Sullo sfondo, anche l’ipotesi che i vertici di Etruria abbiano mentito alla Consob, sebbene, nell’ultima modifica del prospetto contestato (il 23 dicembre 2013 con la concessione di soli cinque giorni per il recesso) Etruria avesse inserito l’esito dell’ispezione di Banca d’Italia. Consob, nelle delibere, costate a Pier Luigi Boschi 160 mila euro, fa riferimento «alla gravità obiettiva delle violazioni accertate, in relazione agli interessi protetti dalla norme violate e alla diffusione delle conseguenze dannose anche potenziali». Di fatto il valore delle azioni, azzerate con il decreto del 22 dicembre 2015, ammonta a 275 milioni. La gran parte era detenuto da famiglie e da piccoli risparmiatori.

LE INFORMAZIONI AL PUBBLICO
Secondo la Consob i vertici di Etruria avrebbero omesso di informare il mercato dell’effettiva situazione aziendale, tacendo una serie di informazioni, indispensabili alla clientela per comprendere l’effettivo rischio di quel tipo di investimento, rivelatosi poi suicida.

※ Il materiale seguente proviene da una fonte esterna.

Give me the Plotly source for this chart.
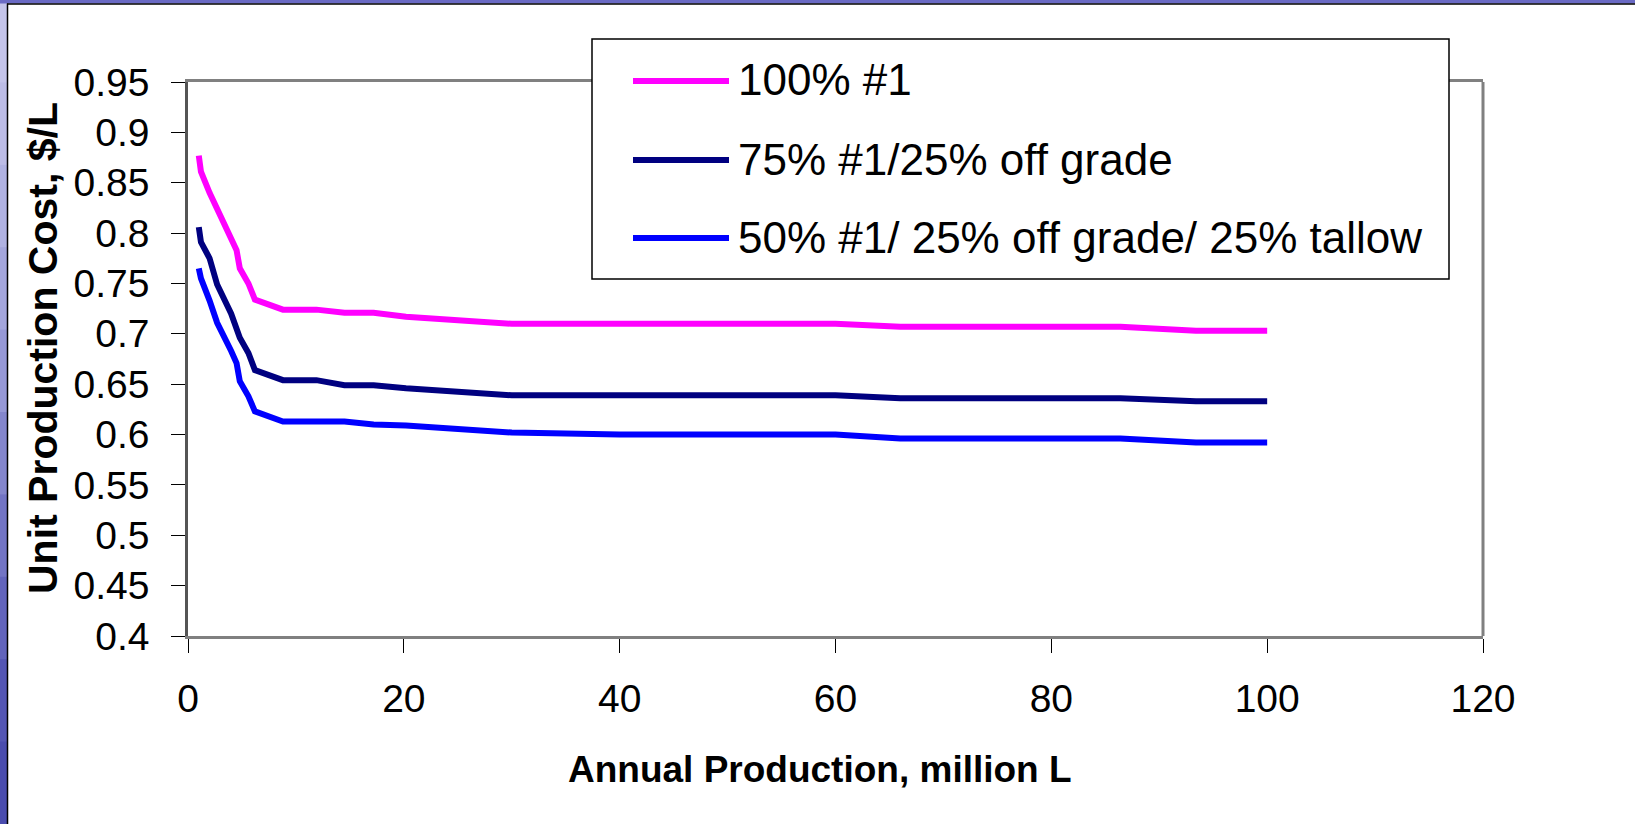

Si legge nell’atto della Consob, notificato ai componenti del cda e agli atti dell’inchiesta della procura di Arezzo: nei prospetti informativi diffusi da banca Etruria in relazione «all’offerta di prestiti obbligazionari, svolta nel periodo compreso tra il 31 luglio 2012 e il 12 giugno 2014, non risultano essere state adeguatamente riflesse le iniziative di vigilanza poste in essere da Banca d’Italia con le proprie note del 24 luglio 2012 e del 3 dicembre 2013, nonché i contenuti del rapporto ispettivo del 5 dicembre 2013 nei profili rilevanti ai fini dell’offerta al pubblico». Non solo, Etruria, scrive ancora la Consob, ha «omesso di riportare, tempo per tempo, nella citata documentazione d’offerta, o in un eventuale supplemento della stessa, i rilievi formulati da Banca d’Italia nella proprie note del 24 luglio 2012 e del 3 dicembre 2013, aventi ad oggetto la “Situazione aziendale” nonché i “rilievi e osservazioni”, considerato che le informazioni in oggetto erano certamente necessarie per consentire agli investitori di pervenire ad un fondato giudizio sulla situazione patrimoniale e finanziaria dell’emittente, nonché sui suoi risultati economici e sulle sue prospettive». 

LE OMISSIONI A CONSOB
Ai componenti del cda si contesta di non avere riferito neppure alla Consob quale fosse la reale situazione patrimoniale della banca, proprio quando il prospetto che avrebbe accompagnato le obbligazioni doveva ricevere l’ok della Commissione per la Borsa. Circostanze che avrebbero pesato proprio sul via libera. Il riferimento è «al contenuto della risposta fornita in data 27 maggio 2013 ad una richiesta formulata dalla Consob in data 20 maggio 2013, nel corso dell’istruttoria di approvazione del Prospetto, e, in particolare, per avere la Banca fornito in riscontro informazioni lacunose e non corrispondenti alla reale situazione aziendale».

I PROFILI DI RISCHIO
Consob contesta irregolarità «che hanno pregiudicato la corretta prestazione dell’investimento, la dimensione e il perdurare nel tempo delle condotte scorrette poste in essere». Di fatto l’emissione di quelle obbligazioni costituiva per Etruria l’ultimo tentativo di salvezza, una ricapitalizzazione che, forse, secondo i vertici, avrebbe potuto risollevare le sorti della banca, finita in default. A fare le spese della clamorosa omissione i risparmiatori, parti civili nei processi per truffa avviati nei confronti dei funzionari, proprio per la vendita i quelle obbligazioni.